Machine learning algorithms predicted stroke risk with high accuracy in a large retrospective cohort.
This retrospective multicenter study analyzed data from 35,859 participants within a high-quality health database to assess stroke risk prediction. The investigation compared multiple machine learning algorithms, including random forest, against established models. The primary outcome measured was the area under the curve (AUC) for stroke risk prediction.
The random forest model demonstrated the best performance among the evaluated algorithms, achieving an AUC of 0.97. During the observation period, 781 participants, representing 2.2% of the cohort, experienced a stroke. The dataset was initially incomplete and class imbalanced; therefore, extreme outliers and noises were eliminated, missing values were imputed, and the Synthetic Minority Over-sampling Technique was used to generate a balanced dataset for analysis.

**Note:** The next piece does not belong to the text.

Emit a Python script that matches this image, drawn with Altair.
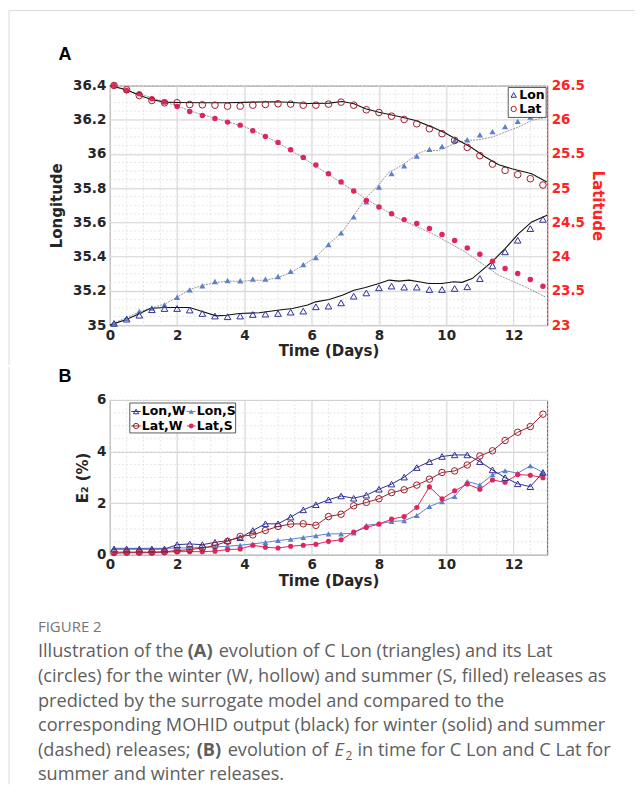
import altair as alt
import pandas as pd

# ---------------- data ----------------
t = [0.125, 0.5, 0.875, 1.25, 1.625, 2.0, 2.375, 2.75, 3.125, 3.5, 3.875, 4.25,
     4.625, 5.0, 5.375, 5.75, 6.125, 6.5, 6.875, 7.25, 7.625, 8.0, 8.375, 8.75,
     9.125, 9.5, 9.875, 10.25, 10.625, 11.0, 11.375, 11.75, 12.125, 12.5, 12.875]

lon_w = [35.01, 35.035, 35.058, 35.09, 35.097, 35.097, 35.088, 35.068, 35.053, 35.049,
         35.053, 35.062, 35.064, 35.068, 35.076, 35.082, 35.107, 35.111, 35.13, 35.169,
         35.188, 35.218, 35.228, 35.222, 35.222, 35.208, 35.208, 35.214, 35.224, 35.272,
         35.346, 35.428, 35.496, 35.564, 35.618]
lon_s = [35.01, 35.04, 35.08, 35.1, 35.118, 35.163, 35.206, 35.229, 35.255, 35.26,
         35.259, 35.269, 35.269, 35.284, 35.314, 35.353, 35.395, 35.47, 35.539, 35.632,
         35.72, 35.807, 35.885, 35.93, 35.988, 36.027, 36.044, 36.079, 36.083, 36.112,
         36.13, 36.16, 36.19, 36.215, 36.23]
lat_w = [26.5, 26.437, 26.354, 26.281, 26.248, 26.248, 26.223, 26.218, 26.213, 26.198,
         26.198, 26.213, 26.223, 26.233, 26.228, 26.213, 26.213, 26.228, 26.257, 26.213,
         26.145, 26.106, 26.052, 26.004, 25.941, 25.868, 25.796, 25.698, 25.596, 25.475,
         25.352, 25.26, 25.198, 25.139, 25.046]
lat_s = [26.5, 26.427, 26.379, 26.306, 26.257, 26.194, 26.121, 26.063, 26.019, 25.965,
         25.921, 25.839, 25.756, 25.669, 25.562, 25.45, 25.338, 25.212, 25.09, 24.959,
         24.82, 24.725, 24.628, 24.541, 24.483, 24.41, 24.323, 24.235, 24.128, 24.035,
         23.933, 23.826, 23.754, 23.666, 23.569]

mohid_lon_w_t = [0.0, 0.49, 0.89, 1.19, 1.6, 1.98, 2.37, 2.77, 3.16, 3.46, 3.85, 4.44,
                 5.04, 5.43, 5.88, 6.12, 6.52, 6.91, 7.26, 7.6, 8.0, 8.3, 8.6, 8.9, 9.19,
                 9.48, 9.88, 10.22, 10.47, 10.77, 11.01, 11.36, 11.75, 12.15, 12.54, 13.0]
mohid_lon_w = [35.0, 35.033, 35.068, 35.097, 35.103, 35.103, 35.103, 35.078, 35.054, 35.058,
               35.068, 35.072, 35.088, 35.097, 35.117, 35.136, 35.15, 35.175, 35.204, 35.22,
               35.243, 35.263, 35.257, 35.263, 35.253, 35.243, 35.243, 35.253, 35.25, 35.272,
               35.311, 35.37, 35.447, 35.535, 35.603, 35.642]
mohid_lon_s_t = [0.0, 0.45, 0.89, 1.68, 2.02, 2.37, 2.77, 3.13, 3.5, 3.88, 4.25, 4.62, 4.99,
                 5.37, 5.75, 6.12, 6.52, 6.91, 7.26, 7.6, 7.98, 8.3, 8.59, 8.89, 9.14,
                 9.38, 9.78, 10.02, 10.27, 10.57, 10.96, 11.36, 11.75, 12.15, 12.54, 13.0]
mohid_lon_s = [35.0, 35.04, 35.078, 35.127, 35.165, 35.208, 35.233, 35.247, 35.258, 35.255,
               35.262, 35.262, 35.278, 35.305, 35.35, 35.398, 35.476, 35.544, 35.642, 35.74,
               35.817, 35.894, 35.923, 35.962, 36.0, 36.02, 36.02, 36.04, 36.063, 36.079,
               36.083, 36.098, 36.128, 36.157, 36.196, 36.215]
mohid_lat_w_t = [0.0, 0.49, 0.89, 1.26, 1.64, 2.0, 2.77, 3.46, 4.25, 4.94, 5.43, 5.88,
                 6.52, 6.91, 7.26, 7.6, 8.0, 8.59, 9.09, 9.58, 9.97, 10.37, 10.76, 11.16,
                 11.56, 11.95, 12.54, 12.99]
mohid_lat_w = [26.5, 26.437, 26.354, 26.291, 26.257, 26.252, 26.248, 26.248, 26.257, 26.262,
               26.252, 26.238, 26.242, 26.267, 26.233, 26.16, 26.11, 26.048, 25.99, 25.892,
               25.805, 25.698, 25.591, 25.455, 25.343, 25.285, 25.212, 25.09]
mohid_lat_s_t = [0.0, 0.5, 1.0, 1.5, 2.0, 2.5, 3.0, 3.5, 4.0, 4.5, 5.0, 5.63, 6.62, 7.6,
                 8.59, 9.58, 10.57, 11.56, 12.35, 12.94]
mohid_lat_s = [26.5, 26.43, 26.36, 26.28, 26.2, 26.11, 26.04, 25.97, 25.9, 25.79, 25.66,
               25.479, 25.163, 24.848, 24.556, 24.337, 24.068, 23.729, 23.559, 23.413]

e2_lon_w = [0.22, 0.22, 0.22, 0.22, 0.22, 0.39, 0.42, 0.39, 0.48, 0.55, 0.66, 0.94, 1.2,
            1.2, 1.46, 1.74, 1.94, 2.13, 2.28, 2.19, 2.31, 2.54, 2.74, 3.01, 3.38, 3.61,
            3.81, 3.87, 3.87, 3.61, 3.29, 2.99, 2.75, 2.64, 3.19]
e2_lon_s = [0.25, 0.25, 0.25, 0.25, 0.25, 0.26, 0.27, 0.28, 0.3, 0.33, 0.37, 0.42, 0.48,
            0.55, 0.6, 0.67, 0.74, 0.81, 0.81, 0.84, 1.14, 1.2, 1.29, 1.32, 1.52, 1.87,
            2.06, 2.26, 2.84, 2.71, 3.1, 3.26, 3.16, 3.45, 3.19]
e2_lat_w = [0.1, 0.1, 0.1, 0.1, 0.12, 0.16, 0.2, 0.26, 0.36, 0.52, 0.71, 0.77, 0.94, 1.1,
            1.19, 1.2, 1.14, 1.48, 1.57, 1.9, 2.03, 2.17, 2.41, 2.52, 2.7, 2.93, 3.19,
            3.25, 3.48, 3.83, 4.03, 4.43, 4.75, 4.97, 5.45]
e2_lat_s = [0.05, 0.08, 0.08, 0.08, 0.1, 0.12, 0.12, 0.12, 0.14, 0.2, 0.22, 0.37, 0.29,
            0.26, 0.33, 0.37, 0.41, 0.52, 0.58, 0.88, 1.06, 1.19, 1.38, 1.48, 1.83, 2.63,
            2.17, 2.48, 2.74, 2.54, 2.9, 2.81, 3.11, 3.08, 2.99]

x_ticks = [0, 2, 4, 6, 8, 10, 12]
lon_ticks = [35, 35.2, 35.4, 35.6, 35.8, 36, 36.2, 36.4]
lat_ticks = [23, 23.5, 24, 24.5, 25, 25.5, 26, 26.5]
e2_ticks = [0, 2, 4, 6]
x_minor = [i * 0.5 for i in range(27)]
lon_minor = [round(35 + i * 0.05, 2) for i in range(29)]
e2_minor = [i * 0.5 for i in range(13)]

caption_title = "FIGURE 2"
caption_lines = [
    "(circles) for the winter (W, hollow) and summer (S, filled) releases as",
    "predicted by the surrogate model and compared to the",
    "corresponding MOHID output (black) for winter (solid) and summer",
    "summer and winter releases.",
]

# ---------------- style ----------------
NAVY = "#2e3192"
LBLUE = "#5b80cc"
DRED = "#9e1f2c"
CRIM = "#e0245e"
RED = "#ff2323"
INK = "#262626"
MINOR = "#e0e0e0"
FRAME = "#d9d9d9"
CAP = "#5e5e5e"
CAPFS = 18.2

one = pd.DataFrame({"d": [0]})


def frame(x, y):
    return pd.DataFrame({"t": x, "v": y})


def txt(s, x, y, size=12, weight="bold", color="black", font="DejaVu Sans",
        align="left", style="normal"):
    return alt.Chart(one).mark_text(
        text=s, fontSize=size, fontWeight=weight, color=color, font=font,
        align=align, baseline="middle", fontStyle=style
    ).encode(x=alt.value(x), y=alt.value(y))


def cap(s, x, y, weight="normal", style="normal", size=CAPFS):
    return txt(s, x, y, size=size, weight=weight, color=CAP, font="Open Sans", style=style)


def rule(x1, x2, y1, y2, color=FRAME, w=1):
    return alt.Chart(one).mark_rule(color=color, strokeWidth=w).encode(
        x=alt.value(x1), x2=alt.value(x2), y=alt.value(y1), y2=alt.value(y2))


def sym(x, y, shape, color, filled, size=32):
    return alt.Chart(one).mark_point(
        shape=shape, color=color, filled=filled, size=size, opacity=1, strokeWidth=1
    ).encode(x=alt.value(x), y=alt.value(y))


def box(x1, x2, y1, y2):
    return alt.Chart(one).mark_rect(fill="white", stroke="#333333", strokeWidth=0.8).encode(
        x=alt.value(x1), x2=alt.value(x2), y=alt.value(y1), y2=alt.value(y2))


def x_enc():
    return alt.X("t:Q", scale=alt.Scale(domain=[0, 13], nice=False, zero=False),
                 axis=alt.Axis(values=x_ticks, title="Time (Days)", format="~g",
                               labelFlush=False, labelPadding=3, titlePadding=2))


yLon = alt.Y("v:Q", scale=alt.Scale(domain=[35, 36.4], nice=False, zero=False),
             axis=alt.Axis(orient="left", values=lon_ticks, title="Longitude", format="~g",
                           labelPadding=4, titlePadding=8))
yLat = alt.Y("v:Q", scale=alt.Scale(domain=[23, 26.5], nice=False, zero=False),
             axis=alt.Axis(orient="right", values=lat_ticks, title="Latitude", format="~g",
                           grid=False, labelColor=RED, titleColor=RED, domain=True,
                           domainColor=RED, labelPadding=4, titlePadding=5))
xA = x_enc()

# ---------------- panel A ----------------
lon_grp = alt.layer(
    alt.Chart(pd.DataFrame({"v": lon_minor})).mark_rule(color=MINOR, strokeDash=[2, 2], strokeWidth=0.8).encode(y=yLon),
    alt.Chart(pd.DataFrame({"t": x_minor})).mark_rule(color=MINOR, strokeDash=[2, 2], strokeWidth=0.8).encode(x=xA),
    alt.Chart(frame(mohid_lon_s_t, mohid_lon_s)).mark_line(color="#8c8c8c", strokeWidth=0.9, strokeDash=[2, 1]).encode(x=xA, y=yLon),
    alt.Chart(frame(mohid_lon_w_t, mohid_lon_w)).mark_line(color="#111111", strokeWidth=1.1).encode(x=xA, y=yLon),
    alt.Chart(frame(t, lon_s)).mark_point(shape="triangle-up", filled=True, color=LBLUE, size=38, opacity=1).encode(x=xA, y=yLon),
    alt.Chart(frame(t, lon_w)).mark_point(shape="triangle-up", filled=False, color=NAVY, size=44, opacity=1, strokeWidth=1).encode(x=xA, y=yLon),
)
lat_grp = alt.layer(
    alt.Chart(frame(mohid_lat_s_t, mohid_lat_s)).mark_line(color="#8c8c8c", strokeWidth=0.9, strokeDash=[2, 1]).encode(x=xA, y=yLat),
    alt.Chart(frame(mohid_lat_w_t, mohid_lat_w)).mark_line(color="#111111", strokeWidth=1.1).encode(x=xA, y=yLat),
    alt.Chart(frame(t, lat_s)).mark_point(shape="circle", filled=True, color=CRIM, size=30, opacity=1).encode(x=xA, y=yLat),
    alt.Chart(frame(t, lat_w)).mark_point(shape="circle", filled=False, color=DRED, size=44, opacity=1, strokeWidth=1).encode(x=xA, y=yLat),
)
annA = [
    rule(-101, 526, -75, -75),
    rule(-101, -101, -75, 280),
    txt("A", -45, -31, size=18, font="Liberation Sans", align="center"),
    box(399, 437, 2, 32),
    sym(404.5, 9.5, "triangle-up", NAVY, False, 28),
    txt("Lon", 410, 9.5, size=12.5),
    sym(404.5, 23.5, "circle", DRED, False, 28),
    txt("Lat", 410, 23.5, size=12.5),
]
panelA = alt.layer(lon_grp, lat_grp, *annA).resolve_scale(y="independent").properties(width=438, height=240)

# ---------------- panel B ----------------
xB = x_enc()
yE = alt.Y("v:Q", scale=alt.Scale(domain=[0, 6], nice=False, zero=False),
           axis=alt.Axis(values=e2_ticks, title="E₂ (%)", format="~g", labelPadding=4, titlePadding=6))


def series(vals, color, shape, filled, size):
    d = frame(t, vals)
    return [
        alt.Chart(d).mark_line(color=color, strokeWidth=1).encode(x=xB, y=yE),
        alt.Chart(d).mark_point(shape=shape, filled=filled, color=color, size=size, opacity=1, strokeWidth=1).encode(x=xB, y=yE),
    ]


annB = [
    rule(-101, -101, -33, 385),
    txt("B", -45, -23, size=18, font="Liberation Sans", align="center"),
    box(20, 126, 3, 33),
    rule(21.5, 31, 11.5, 11.5, NAVY), sym(26.3, 11.5, "triangle-up", NAVY, False, 28), txt("Lon,W", 32, 11.5, size=12.5),
    rule(77, 86, 11.5, 11.5, LBLUE), sym(81.5, 11.5, "triangle-up", LBLUE, True, 26), txt("Lon,S", 87, 11.5, size=12.5),
    rule(21.5, 31, 26, 26, DRED), sym(26.3, 26, "circle", DRED, False, 28), txt("Lat,W", 32, 26, size=12.5),
    rule(77, 86, 26, 26, CRIM), sym(81.5, 26, "circle", CRIM, True, 24), txt("Lat,S", 87, 26, size=12.5),
    # caption
    txt(caption_title, -72, 227, size=15, weight="normal", color="#767676", font="Open Sans"),
    cap("Illustration of the", -72, 252),
    cap("(A)", 78, 252, weight="bold"),
    cap("evolution of C Lon (triangles) and its Lat", 109, 252),
    cap(caption_lines[0], -72, 277),
    cap(caption_lines[1], -72, 302),
    cap(caption_lines[2], -72, 327),
    cap("(dashed) releases;", -72, 352),
    cap("(B)", 87, 352, weight="bold"),
    cap("evolution of", 118, 352),
    cap("E", 225, 352, style="italic"),
    cap("2", 236, 357, size=12),
    cap("in time for C Lon and C Lat for", 248, 352),
    cap(caption_lines[3], -72, 376),
]

panelB = alt.layer(
    alt.Chart(pd.DataFrame({"v": e2_minor})).mark_rule(color=MINOR, strokeDash=[2, 2], strokeWidth=0.8).encode(y=yE),
    alt.Chart(pd.DataFrame({"t": x_minor})).mark_rule(color=MINOR, strokeDash=[2, 2], strokeWidth=0.8).encode(x=xB),
    *series(e2_lon_s, LBLUE, "triangle-up", True, 34),
    *series(e2_lat_s, CRIM, "circle", True, 26),
    *series(e2_lon_w, NAVY, "triangle-up", False, 42),
    *series(e2_lat_w, DRED, "circle", False, 42),
    *annB,
).properties(width=438, height=155)

chart = alt.vconcat(panelA, panelB, spacing=0).properties(
    padding={"left": 0, "top": 1, "right": 0, "bottom": 0}
).configure_view(stroke="#555555", strokeWidth=1).configure_axis(
    labelFont="DejaVu Sans", labelFontSize=13.5, labelFontWeight="bold", labelColor=INK,
    titleFont="DejaVu Sans", titleFontSize=15, titleFontWeight="bold", titleColor=INK,
    ticks=False, domain=False, gridColor="#d2d2d2", gridWidth=1,
)

chart.save("out.html", embed_options={"renderer": "svg", "actions": False})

Safety and tolerability data were not reported in this study. Key limitations include the incomplete nature of the dataset, the use of data imputation and oversampling techniques, and the elimination of extreme outliers. The authors note that future studies should further validate and optimize the current model to assess its generalizability across different populations.
The study suggests these tools may facilitate the application of clinical practice guidelines and shared decision-making. However, given the observational nature of the data and the specific preprocessing steps taken, clinicians should interpret these results with caution until external validation confirms the model's performance in diverse settings.